:: Dataset section ::
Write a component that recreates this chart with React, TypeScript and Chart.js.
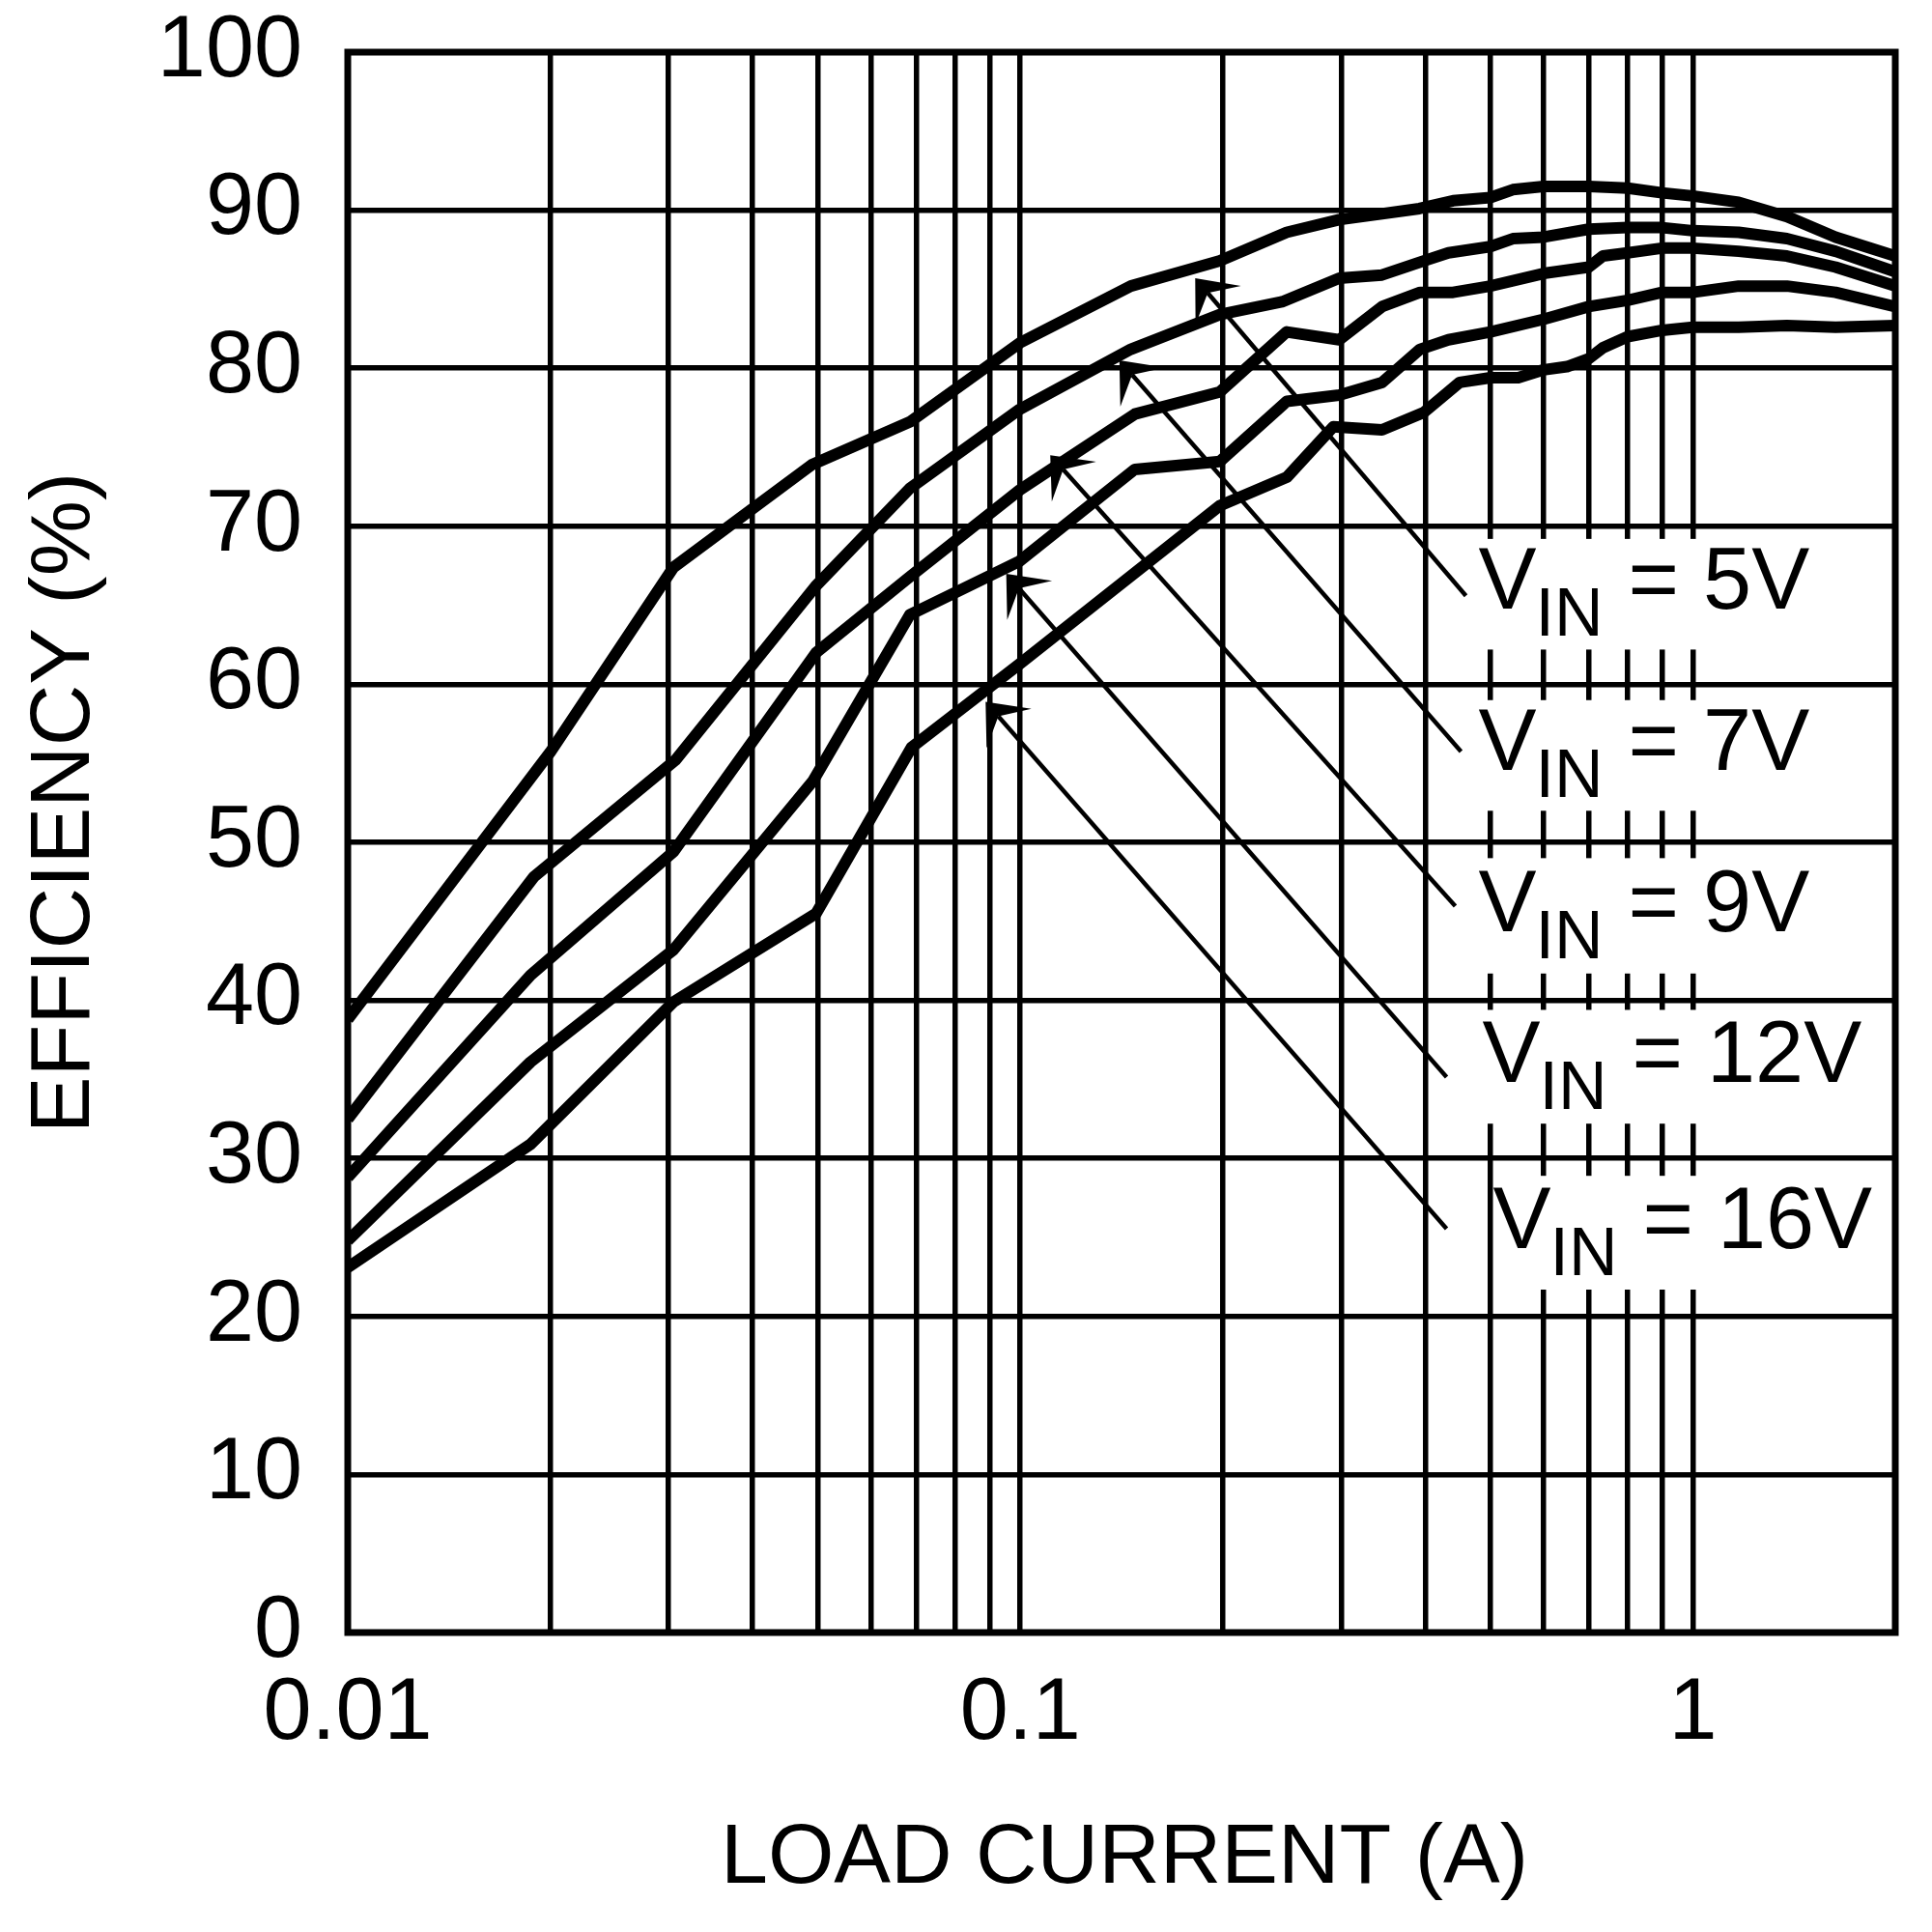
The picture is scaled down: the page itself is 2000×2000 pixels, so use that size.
import React, { useEffect, useRef } from 'react';
import { Chart, registerables } from 'chart.js';

Chart.register(...registerables);

// ---- axis ticks ----
const X_TICKS = [0.01, 0.02, 0.03, 0.04, 0.05, 0.06, 0.07, 0.08, 0.09, 0.1, 0.2, 0.3, 0.4, 0.5, 0.6, 0.7, 0.8, 0.9, 1, 2];
const X_LABELED = [0.01, 0.1, 1];
const Y_TICKS = [0, 10, 20, 30, 40, 50, 60, 70, 80, 90, 100];

// ---- series: load current (A) / efficiency (%) ----
const I_5V = [0.01, 0.02, 0.0305, 0.049, 0.0685, 0.0998, 0.146, 0.198, 0.249, 0.298, 0.392, 0.44, 0.5, 0.54, 0.6, 0.7, 0.8, 0.9, 1.0, 1.17, 1.38, 1.63, 2.0];
const E_5V = [38.8, 55.7, 67.4, 73.9, 76.6, 81.6, 85.2, 86.8, 88.6, 89.4, 90.1, 90.6, 90.8, 91.3, 91.5, 91.5, 91.4, 91.1, 90.9, 90.5, 89.6, 88.3, 87.1];

const I_7V = [0.01, 0.0189, 0.0307, 0.0496, 0.0685, 0.0998, 0.146, 0.198, 0.245, 0.298, 0.345, 0.392, 0.433, 0.5, 0.54, 0.6, 0.7, 0.8, 0.9, 1.0, 1.17, 1.38, 1.63, 2.0];
const E_7V = [32.5, 47.8, 55.2, 66.2, 72.4, 77.4, 81.2, 83.4, 84.2, 85.7, 85.9, 86.7, 87.3, 87.7, 88.2, 88.3, 88.8, 88.9, 88.9, 88.7, 88.6, 88.2, 87.4, 86.1];

const I_9V = [0.01, 0.0187, 0.0305, 0.0497, 0.0685, 0.0998, 0.148, 0.198, 0.249, 0.298, 0.345, 0.393, 0.44, 0.5, 0.6, 0.7, 0.735, 0.8, 0.9, 1.0, 1.17, 1.38, 1.63, 2.0];
const E_9V = [28.8, 41.6, 49.4, 62.0, 66.8, 72.3, 77.1, 78.5, 82.3, 81.8, 83.9, 84.8, 84.8, 85.2, 86.0, 86.4, 87.1, 87.3, 87.6, 87.6, 87.4, 87.1, 86.4, 85.2];

const I_12V = [0.01, 0.0187, 0.0305, 0.0492, 0.0685, 0.0998, 0.148, 0.198, 0.249, 0.298, 0.345, 0.393, 0.433, 0.5, 0.6, 0.7, 0.8, 0.9, 1.0, 1.17, 1.38, 1.63, 2.0];
const E_12V = [24.8, 36.1, 43.2, 53.9, 64.4, 67.8, 73.6, 74.1, 77.9, 78.3, 79.1, 81.2, 81.8, 82.3, 83.1, 83.9, 84.3, 84.8, 84.8, 85.2, 85.2, 84.8, 83.9];

const I_16V = [0.01, 0.0187, 0.0305, 0.0497, 0.0689, 0.0998, 0.198, 0.249, 0.292, 0.345, 0.398, 0.45, 0.5, 0.55, 0.6, 0.65, 0.7, 0.735, 0.8, 0.9, 1.0, 1.17, 1.38, 1.63, 2.0];
const E_16V = [23.1, 30.9, 39.9, 45.5, 56.0, 61.3, 71.3, 73.1, 76.3, 76.1, 77.2, 79.1, 79.4, 79.4, 79.9, 80.1, 80.6, 81.3, 82.0, 82.4, 82.6, 82.6, 82.7, 82.6, 82.7];

const SERIES_NAMES = ['5V', '7V', '9V', '12V', '16V'];
const SERIES_I = [I_5V, I_7V, I_9V, I_12V, I_16V];
const SERIES_E = [E_5V, E_7V, E_9V, E_12V, E_16V];

// ---- callout annotations (data coordinates) ----
const LABEL_I = [0.4801, 0.4801, 0.4801, 0.4864, 0.5043];
const LABEL_E = [64.79, 54.58, 44.38, 34.84, 24.33];
const BOX_LEFT_I = [0.4707, 0.4707, 0.4707, 0.4707, 0.5077];
const BOX_RIGHT_I = 1.094;
const BOX_TOP_E = [69.2, 59.0, 49.0, 39.4, 28.9];
const BOX_BOTTOM_E = [62.2, 52.0, 41.7, 32.2, 21.7];
const TIP_I = [0.182, 0.1404, 0.1108, 0.0953, 0.0888];
const TIP_E = [85.7, 80.5, 74.5, 67.0, 58.9];
const TAIL_I = [0.4598, 0.4522, 0.4434, 0.4304, 0.4304];
const TAIL_E = [65.6, 55.75, 45.97, 35.15, 25.55];

const X_TITLE = 'LOAD CURRENT (A)';
const Y_TITLE = 'EFFICIENCY (%)';

const FONT = '"Liberation Sans", Arial, Helvetica, sans-serif';

const annotationPlugin = {
  id: 'callouts',
  beforeDraw(chart: any) {
    const ctx = chart.ctx;
    ctx.save();
    ctx.fillStyle = '#ffffff';
    ctx.fillRect(0, 0, chart.width, chart.height);
    ctx.restore();
  },
  beforeDatasetsDraw(chart: any) {
    const { ctx, scales } = chart;
    const x = scales.x;
    const y = scales.y;
    ctx.save();
    // white label boxes hide the vertical grid lines
    ctx.fillStyle = '#ffffff';
    for (let i = 0; i < SERIES_NAMES.length; i++) {
      const l = x.getPixelForValue(BOX_LEFT_I[i]);
      const r = x.getPixelForValue(BOX_RIGHT_I);
      const t = y.getPixelForValue(BOX_TOP_E[i]);
      const b = y.getPixelForValue(BOX_BOTTOM_E[i]);
      ctx.fillRect(l, t, r - l, b - t);
    }
    // labels
    ctx.fillStyle = '#000000';
    ctx.textAlign = 'left';
    ctx.textBaseline = 'alphabetic';
    for (let i = 0; i < SERIES_NAMES.length; i++) {
      const px = x.getPixelForValue(LABEL_I[i]);
      const py = y.getPixelForValue(LABEL_E[i]);
      ctx.font = `90px ${FONT}`;
      ctx.fillText('V', px, py);
      ctx.font = `70px ${FONT}`;
      ctx.fillText('IN', px + 59, py + 28);
      ctx.font = `90px ${FONT}`;
      ctx.fillText('= ' + SERIES_NAMES[i], px + 155, py);
    }
    // pointer lines with arrowheads
    ctx.strokeStyle = '#000000';
    ctx.lineWidth = 4.5;
    for (let i = 0; i < SERIES_NAMES.length; i++) {
      const tx = x.getPixelForValue(TIP_I[i]);
      const ty = y.getPixelForValue(TIP_E[i]);
      const ex = x.getPixelForValue(TAIL_I[i]);
      const ey = y.getPixelForValue(TAIL_E[i]);
      const dx = ex - tx;
      const dy = ey - ty;
      const len = Math.hypot(dx, dy);
      const ux = dx / len;
      const uy = dy / len;
      const L = 48;
      const a = (40 * Math.PI) / 180;
      const c = Math.cos(a);
      const s = Math.sin(a);
      const b1x = tx + L * (ux * c - uy * s);
      const b1y = ty + L * (ux * s + uy * c);
      const b2x = tx + L * (ux * c + uy * s);
      const b2y = ty + L * (-ux * s + uy * c);
      const nx = tx + 20 * ux;
      const ny = ty + 20 * uy;
      ctx.beginPath();
      ctx.moveTo(nx, ny);
      ctx.lineTo(ex, ey);
      ctx.stroke();
      ctx.beginPath();
      ctx.moveTo(tx, ty);
      ctx.lineTo(b1x, b1y);
      ctx.lineTo(nx, ny);
      ctx.lineTo(b2x, b2y);
      ctx.closePath();
      ctx.fill();
    }
    ctx.restore();
  },
  afterDraw(chart: any) {
    const { ctx, chartArea } = chart;
    ctx.save();
    // frame
    ctx.strokeStyle = '#000000';
    ctx.lineWidth = 7;
    ctx.strokeRect(chartArea.left, chartArea.top, chartArea.right - chartArea.left, chartArea.bottom - chartArea.top);
    // axis titles
    ctx.fillStyle = '#000000';
    ctx.font = `88px ${FONT}`;
    ctx.textAlign = 'center';
    ctx.textBaseline = 'alphabetic';
    ctx.fillText(X_TITLE, (chartArea.left + chartArea.right) / 2 + 3, chartArea.bottom + 259);
    ctx.translate(92, chartArea.top + 777);
    ctx.rotate(-Math.PI / 2);
    ctx.fillText(Y_TITLE, 0, 0);
    ctx.restore();
  },
};

export default function App() {
  const canvasRef = useRef<HTMLCanvasElement | null>(null);

  useEffect(() => {
    const canvas = canvasRef.current;
    if (!canvas) return;
    const datasets = SERIES_NAMES.map((name, k) => ({
      label: 'VIN = ' + name,
      data: SERIES_I[k].map((v, i) => ({ x: v, y: SERIES_E[k][i] })),
      borderColor: '#000000',
      backgroundColor: '#000000',
      borderWidth: 12,
      pointRadius: 0,
      tension: 0,
      fill: false,
      borderJoinStyle: 'round' as const,
      borderCapStyle: 'butt' as const,
    }));
    const chart = new Chart(canvas, {
      type: 'line',
      data: { datasets },
      plugins: [annotationPlugin],
      options: {
        responsive: false,
        animation: false,
        devicePixelRatio: 1,
        layout: { padding: { left: 0, right: 38, top: 54, bottom: 0 } },
        plugins: { legend: { display: false }, tooltip: { enabled: false } },
        scales: {
          x: {
            type: 'logarithmic',
            min: 0.01,
            max: 2,
            afterBuildTicks: (s: any) => {
              s.ticks = X_TICKS.map((v) => ({ value: v }));
            },
            afterFit: (s: any) => {
              s.height = 310;
              s.paddingLeft = 0;
              s.paddingRight = 0;
              s.paddingTop = 0;
              s.paddingBottom = 0;
            },
            ticks: {
              autoSkip: false,
              maxRotation: 0,
              minRotation: 0,
              padding: 31,
              color: '#000000',
              font: { family: FONT, size: 90 },
              callback: (v: any) => (X_LABELED.includes(Number(v)) ? String(v) : ''),
            },
            grid: { color: '#000000', lineWidth: 5.5, drawTicks: false },
            border: { display: false },
          },
          y: {
            type: 'linear',
            min: 0,
            max: 100,
            afterBuildTicks: (s: any) => {
              s.ticks = Y_TICKS.map((v) => ({ value: v }));
            },
            afterFit: (s: any) => {
              s.width = 360;
              s.paddingLeft = 0;
              s.paddingRight = 0;
              s.paddingTop = 0;
              s.paddingBottom = 0;
            },
            ticks: {
              padding: 47,
              color: '#000000',
              font: { family: FONT, size: 90 },
              callback: (v: any) => String(v),
            },
            grid: { color: '#000000', lineWidth: 5.5, drawTicks: false },
            border: { display: false },
          },
        },
      },
    });
    return () => chart.destroy();
  }, []);

  return (
    <div style={{ position: 'absolute', left: 0, top: 0, width: 2000, height: 2000, background: '#ffffff' }}>
      <canvas ref={canvasRef} width={2000} height={2000} style={{ width: 2000, height: 2000, display: 'block' }} />
    </div>
  );
}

:: Stated task ::
The lines from the start of the data through the line that contains "85.2, 84.8, 83.9];" are to be returned exactly, please, with both ends included and every picture left out.

:: Result of this exercise ::
Write a component that recreates this chart with React, TypeScript and Chart.js.
The picture is scaled down: the page itself is 2000×2000 pixels, so use that size.
import React, { useEffect, useRef } from 'react';
import { Chart, registerables } from 'chart.js';

Chart.register(...registerables);

// ---- axis ticks ----
const X_TICKS = [0.01, 0.02, 0.03, 0.04, 0.05, 0.06, 0.07, 0.08, 0.09, 0.1, 0.2, 0.3, 0.4, 0.5, 0.6, 0.7, 0.8, 0.9, 1, 2];
const X_LABELED = [0.01, 0.1, 1];
const Y_TICKS = [0, 10, 20, 30, 40, 50, 60, 70, 80, 90, 100];

// ---- series: load current (A) / efficiency (%) ----
const I_5V = [0.01, 0.02, 0.0305, 0.049, 0.0685, 0.0998, 0.146, 0.198, 0.249, 0.298, 0.392, 0.44, 0.5, 0.54, 0.6, 0.7, 0.8, 0.9, 1.0, 1.17, 1.38, 1.63, 2.0];
const E_5V = [38.8, 55.7, 67.4, 73.9, 76.6, 81.6, 85.2, 86.8, 88.6, 89.4, 90.1, 90.6, 90.8, 91.3, 91.5, 91.5, 91.4, 91.1, 90.9, 90.5, 89.6, 88.3, 87.1];

const I_7V = [0.01, 0.0189, 0.0307, 0.0496, 0.0685, 0.0998, 0.146, 0.198, 0.245, 0.298, 0.345, 0.392, 0.433, 0.5, 0.54, 0.6, 0.7, 0.8, 0.9, 1.0, 1.17, 1.38, 1.63, 2.0];
const E_7V = [32.5, 47.8, 55.2, 66.2, 72.4, 77.4, 81.2, 83.4, 84.2, 85.7, 85.9, 86.7, 87.3, 87.7, 88.2, 88.3, 88.8, 88.9, 88.9, 88.7, 88.6, 88.2, 87.4, 86.1];

const I_9V = [0.01, 0.0187, 0.0305, 0.0497, 0.0685, 0.0998, 0.148, 0.198, 0.249, 0.298, 0.345, 0.393, 0.44, 0.5, 0.6, 0.7, 0.735, 0.8, 0.9, 1.0, 1.17, 1.38, 1.63, 2.0];
const E_9V = [28.8, 41.6, 49.4, 62.0, 66.8, 72.3, 77.1, 78.5, 82.3, 81.8, 83.9, 84.8, 84.8, 85.2, 86.0, 86.4, 87.1, 87.3, 87.6, 87.6, 87.4, 87.1, 86.4, 85.2];

const I_12V = [0.01, 0.0187, 0.0305, 0.0492, 0.0685, 0.0998, 0.148, 0.198, 0.249, 0.298, 0.345, 0.393, 0.433, 0.5, 0.6, 0.7, 0.8, 0.9, 1.0, 1.17, 1.38, 1.63, 2.0];
const E_12V = [24.8, 36.1, 43.2, 53.9, 64.4, 67.8, 73.6, 74.1, 77.9, 78.3, 79.1, 81.2, 81.8, 82.3, 83.1, 83.9, 84.3, 84.8, 84.8, 85.2, 85.2, 84.8, 83.9];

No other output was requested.